Man dürfe die Bürger nicht verwirren, sondern müsse ein klares Bekenntnis ablegen. "Wir sind bereit, auch Waffen zu liefern, die schweres Gerät sind und der Ukraine helfen, diesen Krieg nicht zu verlieren", bekannte sich Strack-Zimmermann.

Empörung über offenen Brief für Deeskalation

Tief blicken lassen auch die Reaktionen auf einen offenen Brief, in dem mehrere Personen des öffentlichen Lebens – darunter die Schriftstellerin Daniela Dahn und der Liedermacher Konstantin Wecker – von Scholz eine konsequente Deeskalationspolitik gefordert hatten. Darin heißt es unter anderem:

Waffenlieferungen und militärische Unterstützung durch die Nato verlängern den Krieg und rücken eine diplomatische Lösung in weite Ferne.

Es ist richtig, die Forderung "Die Waffen nieder!" in erste Linie an die russische Seite zu stellen. Doch müssen gleichzeitig weitere Schritte unternommen werden, das Blutvergießen und die Vertreibung der Menschen so schnell wie möglich zu beenden.
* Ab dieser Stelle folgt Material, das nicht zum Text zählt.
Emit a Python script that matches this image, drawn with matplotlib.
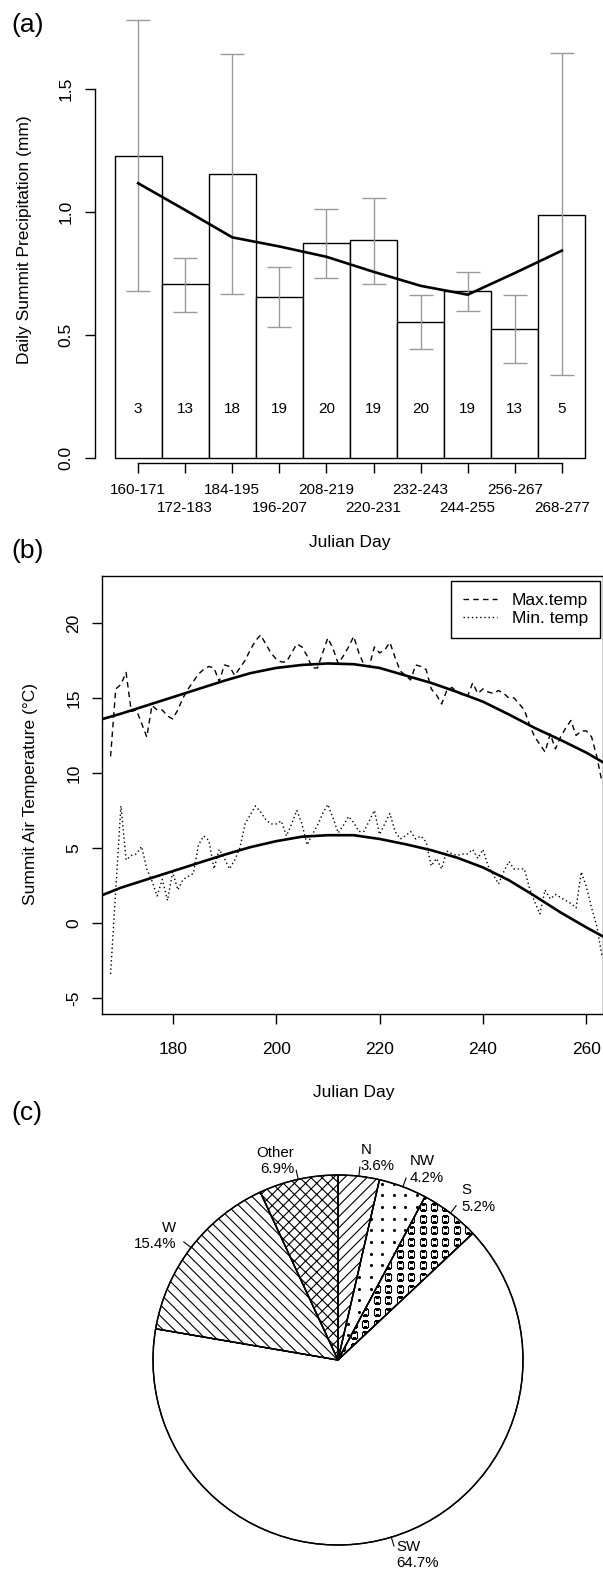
import numpy as np
import matplotlib
matplotlib.use("Agg")
import matplotlib.pyplot as plt
import matplotlib.patches as mpatches
from matplotlib.lines import Line2D
from matplotlib import font_manager

plt.rcParams["font.family"] = ["Liberation Sans", "DejaVu Sans"]
plt.rcParams["hatch.linewidth"] = 0.8

_names = {f.name for f in font_manager.fontManager.ttflist}
NARROW = "Liberation Sans Narrow" if "Liberation Sans Narrow" in _names else "Liberation Sans"

# ---- (a) daily summit precipitation per 12-day window
windows = ["160-171", "172-183", "184-195", "196-207", "208-219",
           "220-231", "232-243", "244-255", "256-267", "268-277"]
precip_mean = [1.229, 0.706, 1.154, 0.654, 0.874, 0.885, 0.552, 0.678, 0.524, 0.988]
precip_hi = [1.78, 0.814, 1.642, 0.778, 1.012, 1.057, 0.664, 0.757, 0.664, 1.645]
precip_lo = [0.679, 0.595, 0.668, 0.534, 0.733, 0.709, 0.442, 0.599, 0.387, 0.337]
precip_trend = [1.117, 1.008, 0.897, 0.860, 0.818, 0.757, 0.700, 0.664, 0.752, 0.843]
n_days = [3, 13, 18, 19, 20, 19, 20, 19, 13, 5]

# ---- (b) daily summit air temperature, days 168..263
days = list(range(168, 264))
max_temp = [11.1, 15.6, 15.9, 16.7, 14.1, 14.2, 13.3, 12.4, 14.5, 14.2,
            14.2, 13.8, 13.6, 14.2, 15.0, 15.6, 16.1, 16.6, 16.9, 17.1,
            17.0, 16.1, 17.2, 17.1, 16.5, 17.0, 17.5, 18.2, 18.8, 19.2,
            18.6, 18.0, 17.6, 17.4, 17.4, 18.0, 18.6, 18.4, 17.8, 17.0,
            17.0, 18.0, 19.0, 18.3, 17.3, 17.8, 18.4, 19.1, 18.0, 17.2,
            17.1, 18.4, 18.0, 18.2, 18.7, 17.7, 16.8, 16.5, 16.2, 17.2,
            17.1, 16.9, 15.6, 15.2, 14.6, 15.5, 15.7, 15.4, 15.2, 15.1,
            16.0, 15.3, 15.6, 15.4, 15.3, 15.5, 15.3, 15.0, 15.0, 14.6,
            14.2, 13.2, 12.4, 11.9, 11.4, 12.6, 11.6, 12.4, 13.0, 13.5,
            12.5, 12.8, 12.8, 12.4, 11.1, 9.4]
min_temp = [-3.4, 2.2, 7.8, 4.2, 4.5, 4.6, 5.1, 3.6, 2.8, 1.8,
            2.9, 1.5, 3.4, 2.2, 2.9, 3.1, 3.3, 5.2, 5.8, 5.5,
            3.6, 4.9, 4.3, 3.6, 4.2, 5.0, 6.6, 7.2, 7.8, 7.4,
            6.9, 6.6, 6.6, 6.8, 5.8, 6.6, 7.5, 6.6, 5.2, 5.9,
            6.5, 7.3, 7.9, 7.0, 6.0, 6.5, 7.1, 6.7, 6.1, 6.1,
            6.8, 7.5, 5.9, 6.6, 7.3, 6.1, 5.6, 5.8, 6.1, 5.6,
            5.8, 5.4, 3.8, 4.3, 3.6, 4.8, 4.6, 4.5, 4.6, 4.6,
            4.9, 4.3, 4.9, 3.8, 3.2, 2.6, 3.4, 4.1, 3.6, 3.6,
            3.6, 2.3, 1.4, 0.6, 2.2, 1.6, 1.9, 1.7, 1.5, 1.3,
            1.0, 3.4, 2.4, 1.0, -0.2, -2.2]

# smooth seasonal curves
fit_days = [166, 170, 175, 180, 185, 190, 195, 200, 205, 210, 215,
            220, 225, 230, 235, 240, 245, 250, 255, 260, 264]
max_fit = [13.55, 13.95, 14.5, 15.05, 15.6, 16.15, 16.65, 17.0, 17.2, 17.3, 17.25,
           17.0, 16.5, 16.0, 15.4, 14.75, 13.9, 13.0, 12.2, 11.35, 10.55]
min_fit = [1.8, 2.35, 2.9, 3.45, 4.0, 4.55, 5.05, 5.45, 5.75, 5.85, 5.85,
           5.6, 5.25, 4.85, 4.35, 3.7, 2.85, 1.8, 0.7, -0.3, -1.05]

# ---- (c) wind direction frequency
directions = ["N", "NW", "S", "SW", "W", "Other"]
shares = [3.6, 4.2, 5.2, 64.7, 15.4, 6.9]
hatches = ["///", None, None, None, "\\\\\\", "xxx"]

W, H = 603, 1585
fig = plt.figure(figsize=(W / 100, H / 100), dpi=100)


def rect(left, top, right, bottom):
    return [left / W, 1 - bottom / H, (right - left) / W, (bottom - top) / H]


def ftext(px, py, s, **kw):
    fig.text(px / W, 1 - py / H, s, ha="center", va="center", **kw)


# ================= (a)
ax1 = fig.add_axes(rect(95.4, 10.3, 603, 462.7))
x = np.arange(len(windows))
mean = np.array(precip_mean)
ax1.bar(x, mean, width=1.0, color="white", edgecolor="black", linewidth=1.0, zorder=2)
ax1.errorbar(x, mean, yerr=[mean - np.array(precip_lo), np.array(precip_hi) - mean],
             fmt="none", ecolor="#9a9a9a", elinewidth=1.0, capsize=8.3, capthick=1.0, zorder=3)
ax1.plot(x, precip_trend, color="black", lw=1.9, zorder=4)
for xi, n in zip(x, n_days):
    ax1.text(xi, 0.2, str(n), ha="center", va="center", fontsize=11)

ax1.set_xlim(-0.908, 9.874)
ax1.set_ylim(-0.019, 1.82)
for s in ["top", "right"]:
    ax1.spines[s].set_visible(False)
ax1.spines["left"].set_bounds(0, 1.5)
ax1.spines["bottom"].set_bounds(0, len(windows) - 1)
for s in ["left", "bottom"]:
    ax1.spines[s].set_linewidth(1.0)
ax1.set_yticks([0, 0.5, 1.0, 1.5])
ax1.set_yticklabels(["0.0", "0.5", "1.0", "1.5"], rotation=90, va="center")
# alternate labels on two rows
ax1.set_xticks(x[::2])
ax1.set_xticklabels(windows[::2], family=NARROW, fontsize=11)
ax1.set_xticks(x[1::2], minor=True)
ax1.set_xticklabels(windows[1::2], minor=True, family=NARROW, fontsize=11)
ax1.tick_params(axis="y", length=7.5, width=1.0, pad=8.3, labelsize=12.5)
ax1.tick_params(axis="x", which="both", length=7.5, width=1.0)
ax1.tick_params(axis="x", which="major", pad=7)
ax1.tick_params(axis="x", which="minor", pad=20)

ftext(350, 542, "Julian Day", fontsize=12.5)
ftext(25, 240, "Daily Summit Precipitation (mm)", rotation=90, fontsize=12.5)
ftext(28, 25, "(a)", fontsize=19)

# ================= (b)
ax2 = fig.add_axes(rect(102.3, 575.7, 603, 1014))
ax2.plot(days, max_temp, color="black", lw=1.0, dashes=(4, 3))
ax2.plot(days, min_temp, color="black", lw=1.0, dashes=(1, 2))
ax2.plot(fit_days, max_fit, color="black", lw=1.9)
ax2.plot(fit_days, min_fit, color="black", lw=1.9)
ax2.set_xlim(166.4, 263.2)
ax2.set_ylim(-6.07, 23.15)
ax2.set_xticks([180, 200, 220, 240, 260])
ax2.set_yticks([-5, 0, 5, 10, 15, 20])
ax2.set_yticklabels(["-5", "0", "5", "10", "15", "20"], rotation=90, va="center")
ax2.tick_params(axis="y", length=7.5, width=1.0, pad=7.5, labelsize=12.5)
ax2.tick_params(axis="x", length=7.5, width=1.0, pad=13, labelsize=12.5)
for s in ax2.spines.values():
    s.set_linewidth(1.0)

handles = [Line2D([], [], color="black", lw=1.0, dashes=(4, 3)),
           Line2D([], [], color="black", lw=1.0, dashes=(1, 2))]
leg = ax2.legend(handles, ["Max.temp", "Min. temp"], loc="upper right",
                 bbox_to_anchor=(600 / W, 1 - 581 / H), bbox_transform=fig.transFigure,
                 fancybox=False, edgecolor="black", framealpha=1, fontsize=12.5,
                 handlelength=1.95, handletextpad=0.84, labelspacing=0.15,
                 borderpad=0.7, borderaxespad=0)
leg.get_frame().set_linewidth(1.0)

ftext(354, 1093, "Julian Day", fontsize=12.5)
ftext(31, 794, "Summit Air Temperature (\u00b0C)", rotation=90, fontsize=12.5)
ftext(28, 551, "(b)", fontsize=19)

# ================= (c)
ax3 = fig.add_axes(rect(116, 1138, 560, 1582))
labels = [f"{d}\n{s:.1f}%" for d, s in zip(directions, shares)]
wedges, texts = ax3.pie(shares, labels=labels, startangle=90, counterclock=False,
                        labeldistance=1.1,
                        wedgeprops=dict(facecolor="white", edgecolor="black", linewidth=1.0),
                        textprops=dict(fontsize=10.8))
for w, h in zip(wedges, hatches):
    if h:
        w.set_hatch(h)

# dotted texture for NW, open squares for S
gx, gy = np.meshgrid(np.arange(-1.0, 1.0, 0.062), np.arange(-1.0, 1.0, 0.063))
dots = ax3.scatter(gx.ravel(), gy.ravel(), s=5, color="black", linewidths=0, zorder=2)
dots.set_clip_path(wedges[directions.index("NW")])
sq = ax3.scatter(gx.ravel() + 0.031, gy.ravel(), s=21, marker="s", facecolors="white",
                 edgecolors="black", linewidths=0.8, zorder=2)
sq.set_clip_path(wedges[directions.index("S")])

for w in wedges:
    ax3.add_patch(mpatches.Wedge(w.center, w.r, w.theta1, w.theta2, fill=False,
                                 edgecolor="black", linewidth=1.0, zorder=3))
    ang = np.deg2rad((w.theta1 + w.theta2) / 2)
    ax3.plot([np.cos(ang), 1.05 * np.cos(ang)], [np.sin(ang), 1.05 * np.sin(ang)],
             color="black", lw=0.8)

ax3.set_xlim(-1.2, 1.2)
ax3.set_ylim(-1.2, 1.2)
ax3.set_aspect("equal")
ax3.axis("off")

ftext(27, 1113, "(c)", fontsize=19)

fig.savefig("out.png", dpi=100)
Offener Brief "Deeskalation jetzt!"

Eine Journalistin der Berliner Zeitung meinte bei Twitter, der Brief tue "beim Lesen weh"; die Unterzeichnenden wollten, "dass de Ukraine endlich aufgibt". Weitere Nutzer meinten daraufhin, den russischen Präsidenten Wladimir Putin mit Hitler gleichsetzen zu müssen – und der grüne Agrarminister Cem Özdemir schrieb: "Wenn ich als Mensch mit Migrationsgeschichte von Faschos bedroht werde, weiss ich jetzt, wo ich keine Hilfe zu erwarten habe. Tschetschenische, bosnische, jesidische… & ukrainische Opfer des Faschismus kennen diese zuschauenden Unterwerfungs-Befürworter."

Ganz so einfach ist es dann doch nicht für türkische und kurdische Linke ohne Personenschutz – darunter auch solche mit jesidischem Hintergrund – die zwar in der Regel auch schlecht auf Putin zu sprechen sind, deren eigene Erfahrungen mit dem Nato-Staat der Türkei aber nicht zum Selbstbild der Nato als Verteidiger demokratischer Werte passen.

Tatsächlich waren es unter anderem linke Kritiker der aktuellen Waffenlieferungen an die Ukraine, die in den letzten Jahren in Deutschland auf Demonstrationen Wimpel der syrisch-kurdischen Volks- und Frauenverteidigungskräfte YPG und YPJ getragen hatten – und daraufhin wegen mutmaßlicher Nähe zur Arbeiterpartei Kurdistans (PKK) vor Gericht landeten. Mit der PKK sind auch die jesidischen Milizen im Nordirak verbündet – und der Nato-Staat Türkei greift das Gebiet regelmäßig an, weil er die PKK zum Hauptfeind erklärt hat. YPG und YPJ wurden in Nordsyrien allerdings auch von russischer Seite bedroht, als Putin mit der Türkei kungelte.